Members of Newsday’s largest union, the 1,100-strong Graphic Communications Conference/International Brotherhood of Teamsters Local 406, are being asked to tighten their belts once again.
Union leaders have emerged recently from negotiations with Cablevision Systems Corp.-owned Newsday and presented its membership with a new proposed contract, the terms of which they themselves describe as “horrible and unprecedented.” The details, contained, along with the tentative agreement, in a memo sent from union officer Zachary Dowdy to the paper’s roughly 240-member editorial unit—leaked earlier this week and posted on media commentary website PoynterOnline—includes, among other demands: 10-percent pay cuts for all employees [15 percent for drivers], longer work weeks exclusive of lunch periods, and elimination of one week of vacation.
“We all know that our industry is in terrible shape, as are the national and world economies,” writes Dowdy. “After heated arguments among ourselves about whether to walk away from the table in protest to the company’s terms, we felt it would be best to allow the membership to decide whether the terms proposed are conditions that members could live with given the current crisis.”
Local 406 President Michael O’Connor tells the Press that members are outraged over the proposed contract, but that its terms were the best union leaders could extract. Members are especially infuriated that the tough demands come as the paper’s parent company is reaping profits, he adds.
“What a lot of people are really outraged about is, when you hear about the profits that Cablevision, our parent company, are making, and bonuses for [CEO James] Dolan and extra salaries and then now they’re asking for this,” O’Connor explains. “But you got to separate it. We don’t work for Cablevision, we work for Newsday. And they’re an operation that is trying to become profitable. Which at this time, they’re not.”
Dowdy writes that Newsday lost at least $7 million in 2009 and “weak advertising revenue projections, by independent analysts” foretell of double-digit 2010 and 2011 advertising revenue losses.
The current contracts of the union’s six bargaining units expire at various times, says O’Connor, with editorial’s ending April 1. He adds Newsday was originally seeking a 15-percent wage cut across the board. The new contract was scheduled to be voted on Jan. 10, but has been postponed.
And one current longtime employee in Newsday’s editorial department says that whenever it does go to a vote, “It doesn’t stand a prayer of getting passed,” stressing that when all the contract’s terms are factored in, employees face closer to a 23-percent cut in earnings.
“It’s insane,” says the employee. “The rich get richer at the expense of the people who make them rich.”
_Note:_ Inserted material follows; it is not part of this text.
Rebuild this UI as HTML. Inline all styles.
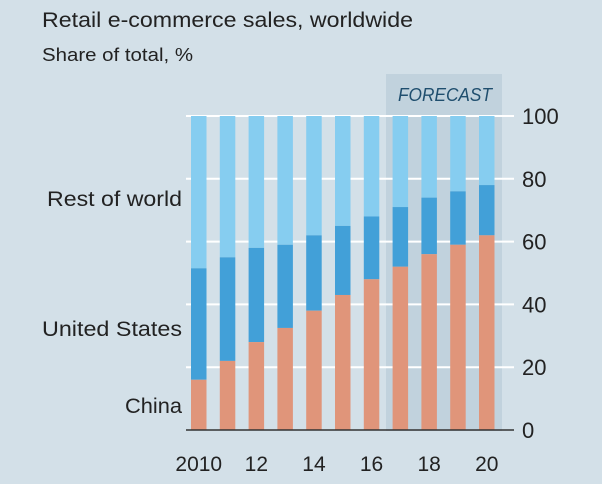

Newsday spokeswoman Deidra Parrish Williams provided the following statement:
“Newsday is not immune to the economic challenges facing the newspaper industry and we have been working closely with our union partners to find solutions to issues impacting our business in order to maintain Newsday as a strong and viable company for the long-term. We are pleased that we were able to reach an agreement with the union and hope that it will be ratified.”
Long Island’s lone daily has had a rough decade, to say the least.
In February 2004, its then-parent Tribune Co., Newsday, and several of its top executives became embroiled in a $600 million federal class-action lawsuit alleging the paper was fudging its circulation figures through a host of nefarious schemes. The paper originally denied the claims, but following investigations by the Press and a barrage of federal, state and local law enforcement agencies—including the Audit Bureau of Circulations, the industry’s watchdog—copped to faking its circ by nearly 100,000 copies on weekdays and Sundays. Its publisher and top editor stepped down amid the scandal. Tribune set aside $90 million to reimburse fleeced advertisers. They also slashed 150 jobs.
Newsday was bought by Cablevision for $650 million in 2008 from billionaire Sam Zell, Tribune’s current owner. Since then, the paper has weathered several rounds of layoffs and implemented a number of belt-tightening initiatives. As recently as last week, says one Newsday insider, the paper had moved the printing of its TV supplement and Sunday comics in-house, which in turn will save them millions.